We also need to lay our scrutinizing eye on the former experience of those who were successful in landing jobs in a certain industry. Continuing with the PE example, it’s almost impossible to transition into buy-side roles without your transactional experience boot camp as I like to call it. Often, we go to school to transition careers and it seems that the industry/function we left is always trying to pull us back. It’s possible that these institutions are doing well in placing people in PE because the schools themselves attract bankers and others who have PE/transactional experience prior to b school. So students choose a school because PE placement numbers look strong. But the PE numbers look strong because the students have the experience necessary.  So institutionally, the school is just functioning as a vessel for the firms to access the talent they seek, and not necessarily enhancing applications for PE. And not saying there’s anything wrong with that, we’re just learning what numbers mean.

And if that is the case, and you want to pursue PE and have no transactional experience, should you redirect your scrutinizing eye toward the financial services statistics to see if you’re a viable candidate for an industry that will get you to where you want to be?

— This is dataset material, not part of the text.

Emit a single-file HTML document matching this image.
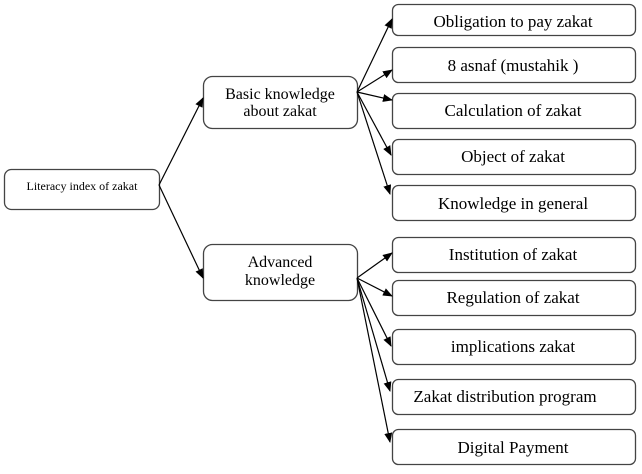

And I hope we know that two industries all top business schools pumps people into are financial services and consulting, and thus not discerning enough of a reason to matriculate at one school over another. In addition, outcomes and opportunities can be influenced by demand. So should we go to a school where there are more financial services opportunities because a lot of the students want it or where there is less demand and ultimately less competition? So where’s our trinity distinguishing feature again?

Well it can be in the vibrant community, amazing entrepreneurial tech incubators along with the life-long cache and ultimate knock-out statement of “yo I went to Stanford GSB. Have several seats.”

Just make sure with the school you choose, it’s everything you want it to be and more in every dimension you value, even a trinity school.  U.S. News should be the beginning of your research, not the end. Ask yourself, “if you didn’t get the job offer you originally sought, would you still have been satisfied attending X?”

If you really bout that life, turn up on these schools and get the intel you need! Remember, we can do that because we’re the holy grail! Seek out that anecdotal evidence and find those recruiting horror stories. That’s valuable insight! Is it difficult to track and acquire this information formally? Yes very much so. Second-year students know exactly how to make sense of outcomes vs. opportunity. Ask about how students who seek to enter a new industry perform, especially in those specialized subfields. Find ways people enhanced their applications for various industries during the academic year. You already know I’m a big advocate of focusing on what we can change and less on what we can’t!